**Exercise description**.
Determine how many lines include the string "matplotlib". Output that number only.

**Data for processing**.
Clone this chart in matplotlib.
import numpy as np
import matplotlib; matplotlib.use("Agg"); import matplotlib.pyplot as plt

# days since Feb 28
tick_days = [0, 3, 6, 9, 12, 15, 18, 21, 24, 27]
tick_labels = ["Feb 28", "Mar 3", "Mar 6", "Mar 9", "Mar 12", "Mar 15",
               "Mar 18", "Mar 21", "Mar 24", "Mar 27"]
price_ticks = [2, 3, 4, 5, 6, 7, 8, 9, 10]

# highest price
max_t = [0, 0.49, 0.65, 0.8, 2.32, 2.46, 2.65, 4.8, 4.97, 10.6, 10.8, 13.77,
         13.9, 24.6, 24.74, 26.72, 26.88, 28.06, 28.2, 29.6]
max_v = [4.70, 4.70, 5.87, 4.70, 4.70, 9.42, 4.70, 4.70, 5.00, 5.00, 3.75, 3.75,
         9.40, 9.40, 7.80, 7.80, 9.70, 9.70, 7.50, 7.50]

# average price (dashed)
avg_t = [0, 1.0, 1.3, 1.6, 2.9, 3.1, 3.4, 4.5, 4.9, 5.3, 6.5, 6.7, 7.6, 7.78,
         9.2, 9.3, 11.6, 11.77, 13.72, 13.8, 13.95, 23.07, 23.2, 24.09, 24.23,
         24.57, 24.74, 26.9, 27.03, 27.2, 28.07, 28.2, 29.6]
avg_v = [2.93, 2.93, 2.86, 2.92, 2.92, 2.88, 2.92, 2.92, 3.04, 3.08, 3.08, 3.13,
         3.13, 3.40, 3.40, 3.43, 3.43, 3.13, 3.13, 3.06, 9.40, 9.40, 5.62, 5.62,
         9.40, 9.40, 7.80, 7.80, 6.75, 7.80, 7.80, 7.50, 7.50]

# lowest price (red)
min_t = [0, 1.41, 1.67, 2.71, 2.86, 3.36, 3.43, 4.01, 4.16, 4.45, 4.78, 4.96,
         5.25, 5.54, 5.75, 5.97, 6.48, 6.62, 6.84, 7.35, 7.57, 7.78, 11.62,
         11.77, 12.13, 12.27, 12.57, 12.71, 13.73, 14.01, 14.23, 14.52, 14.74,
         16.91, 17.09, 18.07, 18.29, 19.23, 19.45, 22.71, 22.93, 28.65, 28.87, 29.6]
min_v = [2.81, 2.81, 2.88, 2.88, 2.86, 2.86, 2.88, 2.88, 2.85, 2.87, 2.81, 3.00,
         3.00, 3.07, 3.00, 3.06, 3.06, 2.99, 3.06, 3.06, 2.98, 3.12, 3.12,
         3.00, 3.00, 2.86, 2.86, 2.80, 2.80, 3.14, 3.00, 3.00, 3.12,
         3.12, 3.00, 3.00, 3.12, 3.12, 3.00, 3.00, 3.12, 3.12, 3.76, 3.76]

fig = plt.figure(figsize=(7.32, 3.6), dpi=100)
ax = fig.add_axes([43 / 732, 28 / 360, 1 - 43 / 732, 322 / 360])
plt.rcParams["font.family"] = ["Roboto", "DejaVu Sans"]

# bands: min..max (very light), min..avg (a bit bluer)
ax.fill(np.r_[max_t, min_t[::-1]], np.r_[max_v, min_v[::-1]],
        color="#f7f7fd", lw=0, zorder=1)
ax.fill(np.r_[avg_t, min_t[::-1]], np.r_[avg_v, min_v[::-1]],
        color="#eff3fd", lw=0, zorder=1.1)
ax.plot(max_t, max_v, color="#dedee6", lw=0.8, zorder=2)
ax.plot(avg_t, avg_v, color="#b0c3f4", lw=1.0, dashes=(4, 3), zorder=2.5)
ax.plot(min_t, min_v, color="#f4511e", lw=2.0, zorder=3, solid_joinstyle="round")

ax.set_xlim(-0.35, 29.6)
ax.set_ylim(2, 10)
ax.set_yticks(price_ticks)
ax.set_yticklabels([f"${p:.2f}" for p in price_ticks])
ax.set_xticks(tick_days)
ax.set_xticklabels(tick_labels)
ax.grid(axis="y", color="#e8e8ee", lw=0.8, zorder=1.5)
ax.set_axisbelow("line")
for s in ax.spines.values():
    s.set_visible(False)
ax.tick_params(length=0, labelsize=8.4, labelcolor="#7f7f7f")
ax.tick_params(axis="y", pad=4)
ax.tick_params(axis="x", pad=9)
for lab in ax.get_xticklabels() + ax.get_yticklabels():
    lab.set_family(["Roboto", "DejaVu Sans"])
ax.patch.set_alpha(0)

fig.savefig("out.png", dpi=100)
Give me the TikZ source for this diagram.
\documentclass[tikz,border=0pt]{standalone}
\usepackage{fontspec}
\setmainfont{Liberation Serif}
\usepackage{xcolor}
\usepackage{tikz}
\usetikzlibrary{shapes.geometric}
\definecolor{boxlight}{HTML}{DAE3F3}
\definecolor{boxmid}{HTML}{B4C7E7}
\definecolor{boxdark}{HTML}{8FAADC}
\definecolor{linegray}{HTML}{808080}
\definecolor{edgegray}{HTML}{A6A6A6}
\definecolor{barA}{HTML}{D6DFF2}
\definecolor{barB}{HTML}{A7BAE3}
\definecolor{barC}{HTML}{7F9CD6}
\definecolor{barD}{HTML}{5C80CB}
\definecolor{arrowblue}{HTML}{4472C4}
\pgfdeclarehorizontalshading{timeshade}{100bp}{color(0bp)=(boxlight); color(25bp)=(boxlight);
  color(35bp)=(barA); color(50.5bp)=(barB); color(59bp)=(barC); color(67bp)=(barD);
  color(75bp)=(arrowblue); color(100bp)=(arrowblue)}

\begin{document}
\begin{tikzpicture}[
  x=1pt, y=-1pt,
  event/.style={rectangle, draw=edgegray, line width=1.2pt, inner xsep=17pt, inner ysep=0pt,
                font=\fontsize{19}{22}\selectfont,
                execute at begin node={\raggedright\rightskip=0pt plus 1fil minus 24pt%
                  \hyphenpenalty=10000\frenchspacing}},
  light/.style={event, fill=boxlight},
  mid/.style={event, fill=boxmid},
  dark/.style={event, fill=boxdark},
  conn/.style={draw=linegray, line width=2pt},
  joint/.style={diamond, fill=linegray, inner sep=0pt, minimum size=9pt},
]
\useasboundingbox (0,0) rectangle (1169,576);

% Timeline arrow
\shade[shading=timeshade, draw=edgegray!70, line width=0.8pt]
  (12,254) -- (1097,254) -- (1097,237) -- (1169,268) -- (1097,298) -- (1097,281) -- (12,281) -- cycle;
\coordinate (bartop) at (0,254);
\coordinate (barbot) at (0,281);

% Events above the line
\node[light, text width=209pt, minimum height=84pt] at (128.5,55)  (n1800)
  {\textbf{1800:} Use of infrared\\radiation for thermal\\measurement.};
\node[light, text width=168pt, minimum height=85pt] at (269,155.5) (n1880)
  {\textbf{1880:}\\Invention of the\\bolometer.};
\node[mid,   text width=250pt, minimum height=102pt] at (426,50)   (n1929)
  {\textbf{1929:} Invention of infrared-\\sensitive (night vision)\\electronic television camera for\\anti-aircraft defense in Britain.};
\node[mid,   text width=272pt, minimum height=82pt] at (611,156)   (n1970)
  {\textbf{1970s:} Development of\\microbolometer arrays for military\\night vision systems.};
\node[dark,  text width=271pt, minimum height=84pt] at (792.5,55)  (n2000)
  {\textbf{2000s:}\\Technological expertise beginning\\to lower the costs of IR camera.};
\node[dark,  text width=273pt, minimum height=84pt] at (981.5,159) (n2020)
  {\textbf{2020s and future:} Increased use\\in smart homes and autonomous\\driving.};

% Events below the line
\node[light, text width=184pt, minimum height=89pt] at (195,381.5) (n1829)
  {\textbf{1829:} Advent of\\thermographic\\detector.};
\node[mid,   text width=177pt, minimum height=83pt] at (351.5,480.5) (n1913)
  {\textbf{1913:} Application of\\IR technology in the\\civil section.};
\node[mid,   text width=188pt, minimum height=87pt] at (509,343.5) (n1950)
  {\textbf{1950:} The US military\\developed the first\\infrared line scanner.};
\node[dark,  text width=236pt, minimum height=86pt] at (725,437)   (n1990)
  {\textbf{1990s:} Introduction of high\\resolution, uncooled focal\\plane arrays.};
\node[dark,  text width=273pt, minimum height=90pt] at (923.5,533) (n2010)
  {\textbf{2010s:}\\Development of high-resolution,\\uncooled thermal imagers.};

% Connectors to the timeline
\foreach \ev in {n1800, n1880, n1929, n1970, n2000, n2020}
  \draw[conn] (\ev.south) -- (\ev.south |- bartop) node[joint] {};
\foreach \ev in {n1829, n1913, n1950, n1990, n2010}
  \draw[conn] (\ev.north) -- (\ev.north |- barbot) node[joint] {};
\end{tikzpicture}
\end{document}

**Written solution**.
2